Table 10 shows values corresponding to the conditional expressions (1) to (7) of the imaging lenses of Examples 1 to 3. It should be noted that, in the above-mentioned examples, the d-line is set as the reference wavelength, and the values shown in the following Table 10 are values at the reference wavelength.

TABLE 10
EX-
PRESSION	CONDITIONAL	EXAM-	EXAM-	EXAM-
NUMBER	EXPRESSION	PLE 1	PLE 2	PLE 3

(1)	(L22f + L22r)/(L22f − L22r)	0.231	−0.657	−0.587
(2)	f1A/f1B	−0.333	−0.352	−0.431
(3)	(L23r − L24f)/(L23r + L24f)	−0.236	−0.432	−0.463
(4)	f/f1A	−0.627	−0.629	−0.733
(5)	f/f24	−0.208	−0.123	−0.086
(6)	(L24f − L24r)/(L24f − L24r)	−0.743	−0.579	−0.433
(7)	(L11f − L11r)/(L11f + L11r)	0.447	0.464	0.509

As can be seen from the above-mentioned data, all the imaging lenses of Examples 1 to 3 satisfy the conditional expressions (1) to (7), and are high-performance imaging lenses each of which has a total angle of view equal to or greater than 100° and has a wide angle and in which particularly distortion is satisfactorily corrected.

Next, an imaging apparatus according to an embodiment of the present invention will be described. Here, as an embodiment of the imaging apparatus of the present invention, an example in a case of applying the invention to an on-board camera will be described. FIG. 7 shows a situation where the on-board camera is mounted on a vehicle.

In FIG. 7, a vehicle 100 comprises: an outside-vehicle camera 101 that is for capturing an image of a blind area on a lateral side of a passenger seat; an outside-vehicle camera 102 that is for capturing an image of a blind area on a rear side of the vehicle 100; and an in-vehicle camera 103 which is mounted on the rear of the rearview mirror in order to capture an image in a range of field of view which is the same as that of a driver. The outside-vehicle camera 101, the outside-vehicle camera 102, and the in-vehicle camera 103 are imaging apparatuses, and each apparatus comprises the imaging lens according to the embodiment of the present invention; and an imaging element that converts an optical image, which is formed through an imaging lens, into an electrical signal. The on-board cameras (the outside-vehicle cameras 101 and 102 and the in-vehicle camera 103) of the present embodiment each comprise the imaging lens of the present invention. Thus, it is possible to capture a high quality image with a wide angle.

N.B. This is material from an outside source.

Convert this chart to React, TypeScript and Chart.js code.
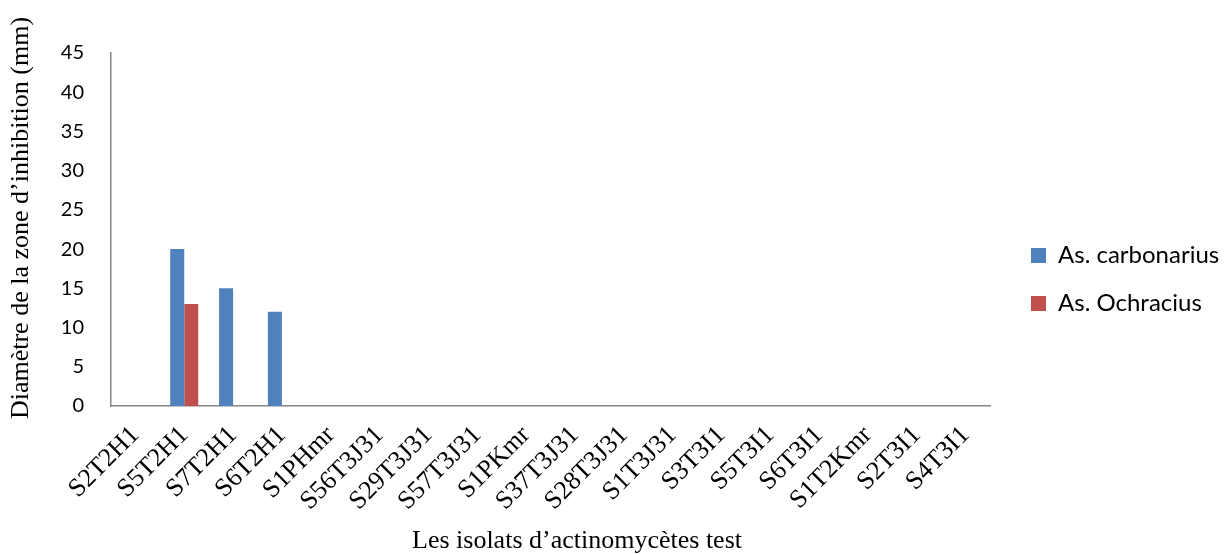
import React, { useEffect, useRef } from "react";
import { Chart, registerables } from "chart.js";

Chart.register(...registerables);

const categories = [
  "S2T2H1", "S5T2H1", "S7T2H1", "S6T2H1", "S1PHmr", "S56T3J31", "S29T3J31", "S57T3J31", "S1PKmr",
  "S37T3J31", "S28T3J31", "S1T3J31", "S3T3I1", "S5T3I1", "S6T3I1", "S1T2Kmr", "S2T3I1", "S4T3I1",
];
const carbonarius = [0, 20, 15, 12, 0, 0, 0, 0, 0, 0, 0, 0, 0, 0, 0, 0, 0, 0];
const ochracius = [0, 13, 0, 0, 0, 0, 0, 0, 0, 0, 0, 0, 0, 0, 0, 0, 0, 0];
const seriesNames = ["As. carbonarius", "As. Ochracius"];
const seriesColors = ["#4F81BD", "#C0504D"];
const yTitle = "Diamètre de la zone d’inhibition (mm)";
const xTitle = "Les isolats d’actinomycètes test";

const SERIF = "'Liberation Serif', 'Times New Roman', serif";
const SANS = "Lato, 'Open Sans', sans-serif";

const decorPlugin = {
  id: "decor",
  afterDraw(chart: any) {
    const { ctx, chartArea } = chart;
    ctx.save();
    // legend
    const x0 = chartArea.right + 41;
    const y0 = 255.5;
    ctx.font = `24px ${SANS}`;
    ctx.textBaseline = "middle";
    ctx.textAlign = "left";
    chart.data.datasets.forEach((ds: any, i: number) => {
      const cy = y0 + i * 48;
      ctx.fillStyle = ds.backgroundColor;
      ctx.fillRect(x0, cy - 7.5, 15, 15);
      ctx.fillStyle = "#000";
      ctx.fillText(ds.label, x0 + 27, cy);
    });
    // axis titles
    ctx.font = `26px ${SERIF}`;
    ctx.textAlign = "center";
    ctx.textBaseline = "middle";
    ctx.fillStyle = "#000";
    ctx.fillText(xTitle, chartArea.left + 466, 541);
    ctx.translate(21, 218);
    ctx.rotate(-Math.PI / 2);
    ctx.fillText(yTitle, 0, 0);
    ctx.restore();
  },
};

export default function App() {
  const ref = useRef<HTMLCanvasElement>(null);
  useEffect(() => {
    document.body.style.margin = "0";
    const chart = new Chart(ref.current!, {
      type: "bar",
      data: {
        labels: categories,
        datasets: [
          { label: seriesNames[0], data: carbonarius, backgroundColor: seriesColors[0] },
          { label: seriesNames[1], data: ochracius, backgroundColor: seriesColors[1] },
        ],
      },
      options: {
        animation: false,
        responsive: false,
        maintainAspectRatio: false,
        layout: { padding: { top: 53, right: 236, bottom: 0, left: 0 } },
        datasets: { bar: { categoryPercentage: 0.574, barPercentage: 1 } },
        plugins: { legend: { display: false }, tooltip: { enabled: false } },
        scales: {
          x: {
            grid: { display: false, drawTicks: false },
            border: { display: true, color: "#868686", width: 1.5 },
            ticks: {
              color: "#000",
              font: { family: SERIF, size: 26 },
              minRotation: 45,
              maxRotation: 45,
              padding: 14,
              autoSkip: false,
            },
            afterFit(scale: any) {
              scale.height = 148;
            },
          },
          y: {
            min: 0,
            max: 45,
            grid: { display: false, drawTicks: false },
            border: { display: true, color: "#868686", width: 1.5 },
            ticks: {
              stepSize: 5,
              color: "#000",
              font: { family: SANS, size: 20 },
              padding: 27,
            },
            afterFit(scale: any) {
              scale.width = 111;
            },
          },
        },
      },
      plugins: [decorPlugin],
    });
    return () => chart.destroy();
  }, []);
  return (
    <div style={{ width: 1226, height: 554 }}>
      <canvas ref={ref} width={1226} height={554} style={{ display: "block" }} />
    </div>
  );
}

The present invention has been hitherto described through embodiments and examples, but the present invention is not limited to the above-mentioned embodiments and examples, and may be modified into various forms. For example, values such as the radius of curvature, the surface distance, the refractive index, and the Abbe number of each lens component are not limited to the values shown in the numerical examples, and different values may be used therefor.

The imaging apparatuses according to the embodiment of the present invention are also not limited to the on-board cameras, but may include various embodiments such as a mobile terminal camera, a surveillance camera, and a digital camera.

EXPLANATION OF REFERENCES

• • 100: vehicle
  • 101, 102: outside-vehicle camera
  • 103: in-vehicle camera
  • L11 to L24: lens
  • G1: first lens group
  • G1A: first A lens group
  • G1B: first B lens group
  • G2: second lens group
  • Sim: image plane
  • St: aperture diaphragm
  • wa: on-axis rays
  • wb: rays with maximum angle of view
  • Z: optical axis